[Items listed in a dataset]
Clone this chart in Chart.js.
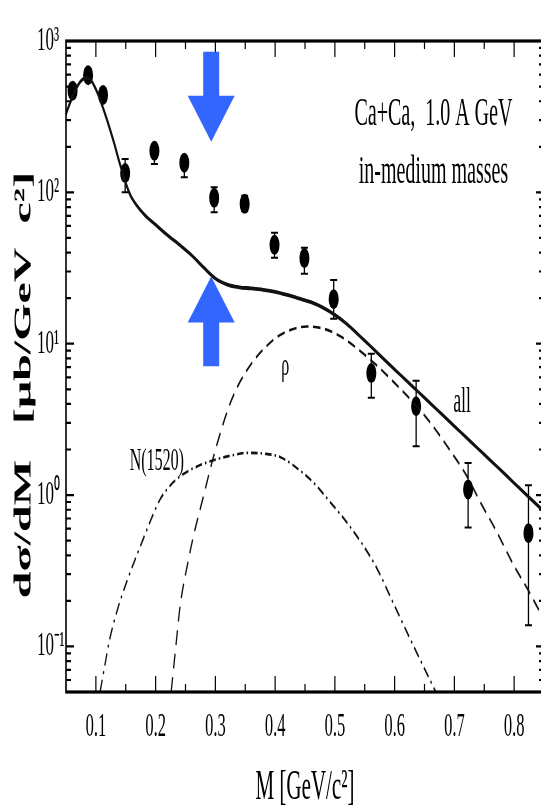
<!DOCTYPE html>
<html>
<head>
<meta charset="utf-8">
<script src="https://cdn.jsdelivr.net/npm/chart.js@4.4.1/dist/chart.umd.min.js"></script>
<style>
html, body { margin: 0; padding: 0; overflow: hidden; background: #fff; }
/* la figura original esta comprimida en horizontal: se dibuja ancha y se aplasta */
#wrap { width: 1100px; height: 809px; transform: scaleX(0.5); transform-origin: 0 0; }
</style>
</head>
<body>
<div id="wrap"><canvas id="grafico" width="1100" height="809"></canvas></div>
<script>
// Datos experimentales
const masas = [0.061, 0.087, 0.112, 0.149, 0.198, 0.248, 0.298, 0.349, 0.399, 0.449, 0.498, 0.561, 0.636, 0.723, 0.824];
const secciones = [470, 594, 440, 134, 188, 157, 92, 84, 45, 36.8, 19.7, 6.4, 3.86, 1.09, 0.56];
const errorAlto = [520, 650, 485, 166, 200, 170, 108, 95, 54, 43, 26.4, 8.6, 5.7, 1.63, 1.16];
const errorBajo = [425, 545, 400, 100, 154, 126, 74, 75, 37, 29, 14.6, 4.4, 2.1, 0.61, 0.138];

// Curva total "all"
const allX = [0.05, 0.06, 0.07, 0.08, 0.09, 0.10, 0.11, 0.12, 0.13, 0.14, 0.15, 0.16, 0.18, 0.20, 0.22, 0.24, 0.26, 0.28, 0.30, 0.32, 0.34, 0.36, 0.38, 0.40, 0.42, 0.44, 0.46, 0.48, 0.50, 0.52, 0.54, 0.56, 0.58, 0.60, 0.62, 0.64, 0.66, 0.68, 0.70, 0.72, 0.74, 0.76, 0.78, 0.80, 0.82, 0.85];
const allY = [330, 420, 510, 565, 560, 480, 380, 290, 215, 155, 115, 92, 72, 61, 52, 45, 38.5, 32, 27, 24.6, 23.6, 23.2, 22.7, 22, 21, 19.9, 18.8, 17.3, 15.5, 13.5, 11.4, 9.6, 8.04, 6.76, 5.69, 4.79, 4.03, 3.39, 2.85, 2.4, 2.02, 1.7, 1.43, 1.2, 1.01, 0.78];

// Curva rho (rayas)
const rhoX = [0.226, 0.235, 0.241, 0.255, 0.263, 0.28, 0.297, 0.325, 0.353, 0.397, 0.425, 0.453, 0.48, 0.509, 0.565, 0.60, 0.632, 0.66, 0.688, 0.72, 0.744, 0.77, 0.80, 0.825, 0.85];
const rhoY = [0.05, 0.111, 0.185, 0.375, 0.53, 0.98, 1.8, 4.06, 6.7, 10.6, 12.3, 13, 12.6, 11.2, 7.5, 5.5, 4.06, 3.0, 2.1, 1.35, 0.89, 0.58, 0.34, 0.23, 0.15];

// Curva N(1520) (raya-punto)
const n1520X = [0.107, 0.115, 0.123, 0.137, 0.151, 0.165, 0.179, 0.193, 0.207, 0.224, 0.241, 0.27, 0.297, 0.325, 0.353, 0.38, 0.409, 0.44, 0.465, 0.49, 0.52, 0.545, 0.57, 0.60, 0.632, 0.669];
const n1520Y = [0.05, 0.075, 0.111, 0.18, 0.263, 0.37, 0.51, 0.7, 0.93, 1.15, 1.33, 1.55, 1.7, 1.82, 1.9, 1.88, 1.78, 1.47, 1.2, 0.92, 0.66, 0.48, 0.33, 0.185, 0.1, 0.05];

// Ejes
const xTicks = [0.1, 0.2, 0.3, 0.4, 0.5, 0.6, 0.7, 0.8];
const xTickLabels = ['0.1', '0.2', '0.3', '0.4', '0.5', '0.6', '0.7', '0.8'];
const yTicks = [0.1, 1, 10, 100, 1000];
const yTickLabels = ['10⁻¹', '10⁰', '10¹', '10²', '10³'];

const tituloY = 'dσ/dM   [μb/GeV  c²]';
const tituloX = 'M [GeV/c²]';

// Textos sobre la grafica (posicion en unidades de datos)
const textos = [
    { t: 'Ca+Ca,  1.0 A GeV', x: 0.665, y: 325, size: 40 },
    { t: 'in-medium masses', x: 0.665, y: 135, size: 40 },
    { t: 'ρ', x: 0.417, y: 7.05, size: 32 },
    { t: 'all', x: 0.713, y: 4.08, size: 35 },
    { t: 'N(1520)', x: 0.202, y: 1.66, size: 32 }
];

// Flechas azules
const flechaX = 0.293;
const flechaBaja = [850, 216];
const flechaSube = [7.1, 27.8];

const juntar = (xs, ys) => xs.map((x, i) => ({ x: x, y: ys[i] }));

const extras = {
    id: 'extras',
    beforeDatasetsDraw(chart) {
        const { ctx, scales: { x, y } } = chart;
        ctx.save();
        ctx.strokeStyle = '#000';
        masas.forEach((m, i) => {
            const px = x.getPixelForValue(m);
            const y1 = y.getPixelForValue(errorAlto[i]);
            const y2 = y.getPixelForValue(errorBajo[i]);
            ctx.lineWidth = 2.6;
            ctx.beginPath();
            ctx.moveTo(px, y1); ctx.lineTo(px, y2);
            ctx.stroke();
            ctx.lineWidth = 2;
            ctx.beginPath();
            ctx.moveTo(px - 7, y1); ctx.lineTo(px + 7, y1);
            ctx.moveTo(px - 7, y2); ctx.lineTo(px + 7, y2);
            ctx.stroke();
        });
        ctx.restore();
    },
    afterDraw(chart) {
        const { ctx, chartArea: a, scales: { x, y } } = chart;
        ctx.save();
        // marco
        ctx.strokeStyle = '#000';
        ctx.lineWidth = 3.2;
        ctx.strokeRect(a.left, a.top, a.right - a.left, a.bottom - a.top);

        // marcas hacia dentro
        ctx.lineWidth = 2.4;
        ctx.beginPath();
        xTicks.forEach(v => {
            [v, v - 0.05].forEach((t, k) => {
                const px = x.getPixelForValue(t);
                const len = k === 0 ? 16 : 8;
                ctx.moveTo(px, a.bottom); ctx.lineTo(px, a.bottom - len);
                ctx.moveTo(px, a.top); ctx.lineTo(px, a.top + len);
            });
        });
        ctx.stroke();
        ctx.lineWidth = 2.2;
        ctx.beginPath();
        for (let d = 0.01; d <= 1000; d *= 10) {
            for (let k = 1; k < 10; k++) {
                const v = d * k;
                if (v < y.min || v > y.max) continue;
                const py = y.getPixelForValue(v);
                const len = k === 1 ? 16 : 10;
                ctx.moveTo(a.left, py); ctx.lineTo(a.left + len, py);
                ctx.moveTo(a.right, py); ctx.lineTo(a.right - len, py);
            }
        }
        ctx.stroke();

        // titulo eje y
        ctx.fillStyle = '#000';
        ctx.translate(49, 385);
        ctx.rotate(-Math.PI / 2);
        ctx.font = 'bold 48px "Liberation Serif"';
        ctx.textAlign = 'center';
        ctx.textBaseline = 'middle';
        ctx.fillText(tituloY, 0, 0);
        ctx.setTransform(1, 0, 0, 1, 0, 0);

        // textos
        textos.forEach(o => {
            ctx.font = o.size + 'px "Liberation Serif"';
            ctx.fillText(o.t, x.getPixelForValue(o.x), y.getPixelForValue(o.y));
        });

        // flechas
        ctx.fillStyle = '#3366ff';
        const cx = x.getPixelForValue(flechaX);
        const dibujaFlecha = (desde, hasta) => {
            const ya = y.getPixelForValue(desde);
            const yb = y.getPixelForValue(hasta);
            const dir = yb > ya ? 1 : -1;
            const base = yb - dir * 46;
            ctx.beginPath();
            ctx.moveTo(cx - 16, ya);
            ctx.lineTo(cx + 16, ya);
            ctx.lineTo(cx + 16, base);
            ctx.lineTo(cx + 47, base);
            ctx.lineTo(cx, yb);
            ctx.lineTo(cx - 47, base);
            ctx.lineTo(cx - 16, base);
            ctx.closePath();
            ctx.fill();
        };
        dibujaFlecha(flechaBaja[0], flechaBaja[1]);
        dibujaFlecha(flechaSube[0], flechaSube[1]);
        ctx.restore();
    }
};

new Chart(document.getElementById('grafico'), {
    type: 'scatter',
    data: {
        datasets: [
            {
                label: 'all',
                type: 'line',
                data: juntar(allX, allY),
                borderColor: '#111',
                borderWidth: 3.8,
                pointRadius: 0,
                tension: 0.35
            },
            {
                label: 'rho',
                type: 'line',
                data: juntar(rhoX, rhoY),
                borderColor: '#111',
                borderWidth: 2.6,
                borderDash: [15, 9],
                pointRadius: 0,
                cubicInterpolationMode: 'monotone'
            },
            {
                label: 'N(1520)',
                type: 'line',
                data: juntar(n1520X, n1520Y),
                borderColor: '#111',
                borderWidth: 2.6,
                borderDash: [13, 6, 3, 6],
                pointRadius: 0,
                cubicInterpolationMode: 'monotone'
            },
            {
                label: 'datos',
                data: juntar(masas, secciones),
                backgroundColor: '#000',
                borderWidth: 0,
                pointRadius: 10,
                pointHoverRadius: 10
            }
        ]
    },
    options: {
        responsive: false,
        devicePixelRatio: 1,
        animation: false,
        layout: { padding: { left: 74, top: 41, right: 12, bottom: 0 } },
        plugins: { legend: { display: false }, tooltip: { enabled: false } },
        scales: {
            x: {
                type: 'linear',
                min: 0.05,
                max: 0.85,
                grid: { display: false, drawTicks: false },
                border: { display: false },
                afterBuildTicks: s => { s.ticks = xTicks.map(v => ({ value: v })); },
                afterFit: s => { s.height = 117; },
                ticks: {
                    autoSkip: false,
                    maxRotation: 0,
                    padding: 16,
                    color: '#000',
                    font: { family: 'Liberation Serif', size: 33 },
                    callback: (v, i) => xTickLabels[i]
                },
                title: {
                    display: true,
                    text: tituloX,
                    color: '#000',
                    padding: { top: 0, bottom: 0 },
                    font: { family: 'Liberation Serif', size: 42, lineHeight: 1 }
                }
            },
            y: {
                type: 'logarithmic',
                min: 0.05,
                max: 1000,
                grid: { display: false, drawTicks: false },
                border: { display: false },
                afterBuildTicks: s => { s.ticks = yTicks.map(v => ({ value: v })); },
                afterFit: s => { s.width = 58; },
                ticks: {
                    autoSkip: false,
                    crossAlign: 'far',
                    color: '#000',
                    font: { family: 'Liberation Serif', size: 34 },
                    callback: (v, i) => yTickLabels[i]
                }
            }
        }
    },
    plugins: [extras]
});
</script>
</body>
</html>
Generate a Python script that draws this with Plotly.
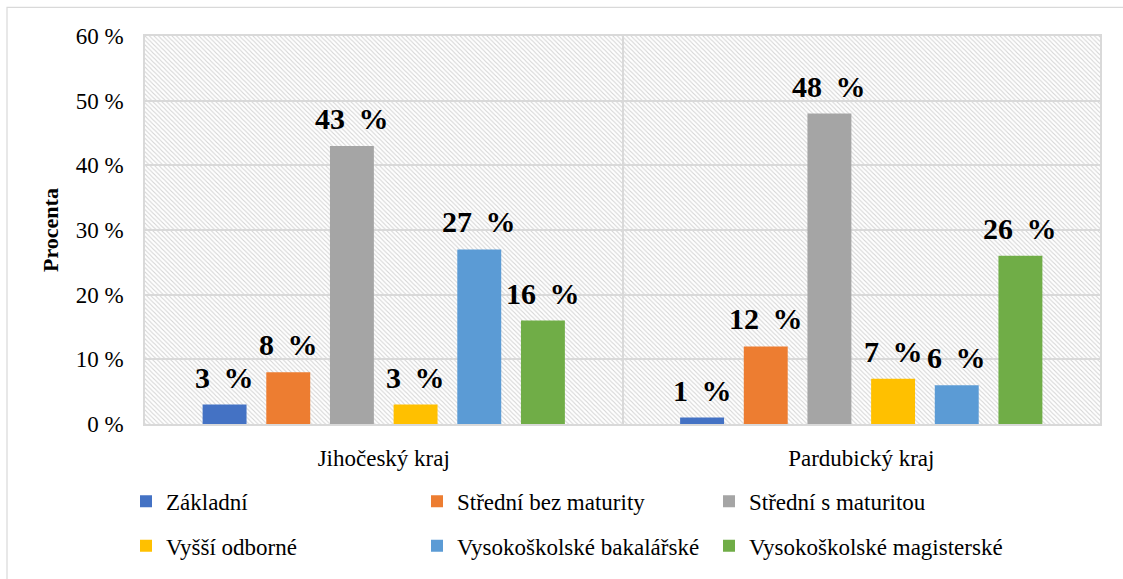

(What is being asked) Leave out the pictures and restate, word for word, the lines from the top of the data through the line containing "0.34, 0.23, 0.15];", both included.

(Answer to the problem)
Clone this chart in Chart.js.
<!DOCTYPE html>
<html>
<head>
<meta charset="utf-8">
<script src="https://cdn.jsdelivr.net/npm/chart.js@4.4.1/dist/chart.umd.min.js"></script>
<style>
html, body { margin: 0; padding: 0; overflow: hidden; background: #fff; }
/* la figura original esta comprimida en horizontal: se dibuja ancha y se aplasta */
#wrap { width: 1100px; height: 809px; transform: scaleX(0.5); transform-origin: 0 0; }
</style>
</head>
<body>
<div id="wrap"><canvas id="grafico" width="1100" height="809"></canvas></div>
<script>
// Datos experimentales
const masas = [0.061, 0.087, 0.112, 0.149, 0.198, 0.248, 0.298, 0.349, 0.399, 0.449, 0.498, 0.561, 0.636, 0.723, 0.824];
const secciones = [470, 594, 440, 134, 188, 157, 92, 84, 45, 36.8, 19.7, 6.4, 3.86, 1.09, 0.56];
const errorAlto = [520, 650, 485, 166, 200, 170, 108, 95, 54, 43, 26.4, 8.6, 5.7, 1.63, 1.16];
const errorBajo = [425, 545, 400, 100, 154, 126, 74, 75, 37, 29, 14.6, 4.4, 2.1, 0.61, 0.138];

// Curva total "all"
const allX = [0.05, 0.06, 0.07, 0.08, 0.09, 0.10, 0.11, 0.12, 0.13, 0.14, 0.15, 0.16, 0.18, 0.20, 0.22, 0.24, 0.26, 0.28, 0.30, 0.32, 0.34, 0.36, 0.38, 0.40, 0.42, 0.44, 0.46, 0.48, 0.50, 0.52, 0.54, 0.56, 0.58, 0.60, 0.62, 0.64, 0.66, 0.68, 0.70, 0.72, 0.74, 0.76, 0.78, 0.80, 0.82, 0.85];
const allY = [330, 420, 510, 565, 560, 480, 380, 290, 215, 155, 115, 92, 72, 61, 52, 45, 38.5, 32, 27, 24.6, 23.6, 23.2, 22.7, 22, 21, 19.9, 18.8, 17.3, 15.5, 13.5, 11.4, 9.6, 8.04, 6.76, 5.69, 4.79, 4.03, 3.39, 2.85, 2.4, 2.02, 1.7, 1.43, 1.2, 1.01, 0.78];

// Curva rho (rayas)
const rhoX = [0.226, 0.235, 0.241, 0.255, 0.263, 0.28, 0.297, 0.325, 0.353, 0.397, 0.425, 0.453, 0.48, 0.509, 0.565, 0.60, 0.632, 0.66, 0.688, 0.72, 0.744, 0.77, 0.80, 0.825, 0.85];
const rhoY = [0.05, 0.111, 0.185, 0.375, 0.53, 0.98, 1.8, 4.06, 6.7, 10.6, 12.3, 13, 12.6, 11.2, 7.5, 5.5, 4.06, 3.0, 2.1, 1.35, 0.89, 0.58, 0.34, 0.23, 0.15];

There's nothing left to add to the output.